Dataset rows:
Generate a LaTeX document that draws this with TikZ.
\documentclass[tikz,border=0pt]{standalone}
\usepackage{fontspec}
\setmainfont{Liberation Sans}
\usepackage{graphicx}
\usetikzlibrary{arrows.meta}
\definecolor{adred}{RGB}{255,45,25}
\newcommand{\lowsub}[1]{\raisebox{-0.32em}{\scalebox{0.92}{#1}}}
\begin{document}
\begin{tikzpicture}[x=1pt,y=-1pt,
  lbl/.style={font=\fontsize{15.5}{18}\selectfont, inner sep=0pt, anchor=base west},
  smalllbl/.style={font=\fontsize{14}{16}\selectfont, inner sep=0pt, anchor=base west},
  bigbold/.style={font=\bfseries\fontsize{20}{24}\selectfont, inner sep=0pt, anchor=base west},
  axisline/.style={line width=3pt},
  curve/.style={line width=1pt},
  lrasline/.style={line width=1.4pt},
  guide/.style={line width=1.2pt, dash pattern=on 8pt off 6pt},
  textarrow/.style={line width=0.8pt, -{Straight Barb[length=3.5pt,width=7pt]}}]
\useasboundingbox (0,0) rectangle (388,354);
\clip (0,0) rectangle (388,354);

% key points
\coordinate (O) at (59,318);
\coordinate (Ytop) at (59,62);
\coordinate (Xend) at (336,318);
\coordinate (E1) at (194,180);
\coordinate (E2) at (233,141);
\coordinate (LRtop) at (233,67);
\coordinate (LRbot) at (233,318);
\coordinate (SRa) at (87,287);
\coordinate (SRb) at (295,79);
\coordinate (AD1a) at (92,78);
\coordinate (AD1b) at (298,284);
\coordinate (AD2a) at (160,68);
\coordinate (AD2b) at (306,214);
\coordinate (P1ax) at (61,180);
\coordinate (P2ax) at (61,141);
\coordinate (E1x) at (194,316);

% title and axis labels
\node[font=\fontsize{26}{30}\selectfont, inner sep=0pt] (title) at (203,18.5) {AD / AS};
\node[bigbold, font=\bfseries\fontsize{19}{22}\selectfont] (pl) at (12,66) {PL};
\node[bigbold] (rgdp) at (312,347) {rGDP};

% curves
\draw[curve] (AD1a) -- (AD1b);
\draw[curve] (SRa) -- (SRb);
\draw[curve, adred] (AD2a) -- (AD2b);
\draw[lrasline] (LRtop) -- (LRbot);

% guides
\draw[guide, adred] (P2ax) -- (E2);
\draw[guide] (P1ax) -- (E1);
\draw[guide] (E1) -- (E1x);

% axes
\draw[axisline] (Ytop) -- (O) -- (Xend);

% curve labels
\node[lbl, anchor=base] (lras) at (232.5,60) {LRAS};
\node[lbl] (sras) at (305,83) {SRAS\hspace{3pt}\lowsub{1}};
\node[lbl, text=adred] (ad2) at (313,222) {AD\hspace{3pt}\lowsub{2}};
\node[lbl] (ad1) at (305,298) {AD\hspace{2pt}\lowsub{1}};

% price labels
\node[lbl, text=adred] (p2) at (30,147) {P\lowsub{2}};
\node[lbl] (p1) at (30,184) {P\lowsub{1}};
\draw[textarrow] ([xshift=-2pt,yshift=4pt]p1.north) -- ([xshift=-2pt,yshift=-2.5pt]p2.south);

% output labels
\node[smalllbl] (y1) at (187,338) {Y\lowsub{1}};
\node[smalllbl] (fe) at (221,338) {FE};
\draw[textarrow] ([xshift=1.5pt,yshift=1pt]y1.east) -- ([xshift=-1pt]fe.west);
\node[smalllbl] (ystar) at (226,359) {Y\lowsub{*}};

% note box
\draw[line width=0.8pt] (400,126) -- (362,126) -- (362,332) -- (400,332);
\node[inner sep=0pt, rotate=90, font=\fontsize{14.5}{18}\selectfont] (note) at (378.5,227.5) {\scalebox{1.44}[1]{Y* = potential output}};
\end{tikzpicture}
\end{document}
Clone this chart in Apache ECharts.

=== Aim of the exercise ===
Recite the full listing above exactly.

=== Full solution ===
Generate a LaTeX document that draws this with TikZ.
\documentclass[tikz,border=0pt]{standalone}
\usepackage{fontspec}
\setmainfont{Liberation Sans}
\usepackage{graphicx}
\usetikzlibrary{arrows.meta}
\definecolor{adred}{RGB}{255,45,25}
\newcommand{\lowsub}[1]{\raisebox{-0.32em}{\scalebox{0.92}{#1}}}
\begin{document}
\begin{tikzpicture}[x=1pt,y=-1pt,
  lbl/.style={font=\fontsize{15.5}{18}\selectfont, inner sep=0pt, anchor=base west},
  smalllbl/.style={font=\fontsize{14}{16}\selectfont, inner sep=0pt, anchor=base west},
  bigbold/.style={font=\bfseries\fontsize{20}{24}\selectfont, inner sep=0pt, anchor=base west},
  axisline/.style={line width=3pt},
  curve/.style={line width=1pt},
  lrasline/.style={line width=1.4pt},
  guide/.style={line width=1.2pt, dash pattern=on 8pt off 6pt},
  textarrow/.style={line width=0.8pt, -{Straight Barb[length=3.5pt,width=7pt]}}]
\useasboundingbox (0,0) rectangle (388,354);
\clip (0,0) rectangle (388,354);

% key points
\coordinate (O) at (59,318);
\coordinate (Ytop) at (59,62);
\coordinate (Xend) at (336,318);
\coordinate (E1) at (194,180);
\coordinate (E2) at (233,141);
\coordinate (LRtop) at (233,67);
\coordinate (LRbot) at (233,318);
\coordinate (SRa) at (87,287);
\coordinate (SRb) at (295,79);
\coordinate (AD1a) at (92,78);
\coordinate (AD1b) at (298,284);
\coordinate (AD2a) at (160,68);
\coordinate (AD2b) at (306,214);
\coordinate (P1ax) at (61,180);
\coordinate (P2ax) at (61,141);
\coordinate (E1x) at (194,316);

% title and axis labels
\node[font=\fontsize{26}{30}\selectfont, inner sep=0pt] (title) at (203,18.5) {AD / AS};
\node[bigbold, font=\bfseries\fontsize{19}{22}\selectfont] (pl) at (12,66) {PL};
\node[bigbold] (rgdp) at (312,347) {rGDP};

% curves
\draw[curve] (AD1a) -- (AD1b);
\draw[curve] (SRa) -- (SRb);
\draw[curve, adred] (AD2a) -- (AD2b);
\draw[lrasline] (LRtop) -- (LRbot);

% guides
\draw[guide, adred] (P2ax) -- (E2);
\draw[guide] (P1ax) -- (E1);
\draw[guide] (E1) -- (E1x);

% axes
\draw[axisline] (Ytop) -- (O) -- (Xend);

% curve labels
\node[lbl, anchor=base] (lras) at (232.5,60) {LRAS};
\node[lbl] (sras) at (305,83) {SRAS\hspace{3pt}\lowsub{1}};
\node[lbl, text=adred] (ad2) at (313,222) {AD\hspace{3pt}\lowsub{2}};
\node[lbl] (ad1) at (305,298) {AD\hspace{2pt}\lowsub{1}};

% price labels
\node[lbl, text=adred] (p2) at (30,147) {P\lowsub{2}};
\node[lbl] (p1) at (30,184) {P\lowsub{1}};
\draw[textarrow] ([xshift=-2pt,yshift=4pt]p1.north) -- ([xshift=-2pt,yshift=-2.5pt]p2.south);

% output labels
\node[smalllbl] (y1) at (187,338) {Y\lowsub{1}};
\node[smalllbl] (fe) at (221,338) {FE};
\draw[textarrow] ([xshift=1.5pt,yshift=1pt]y1.east) -- ([xshift=-1pt]fe.west);
\node[smalllbl] (ystar) at (226,359) {Y\lowsub{*}};

% note box
\draw[line width=0.8pt] (400,126) -- (362,126) -- (362,332) -- (400,332);
\node[inner sep=0pt, rotate=90, font=\fontsize{14.5}{18}\selectfont] (note) at (378.5,227.5) {\scalebox{1.44}[1]{Y* = potential output}};
\end{tikzpicture}
\end{document}
Clone this chart in Apache ECharts.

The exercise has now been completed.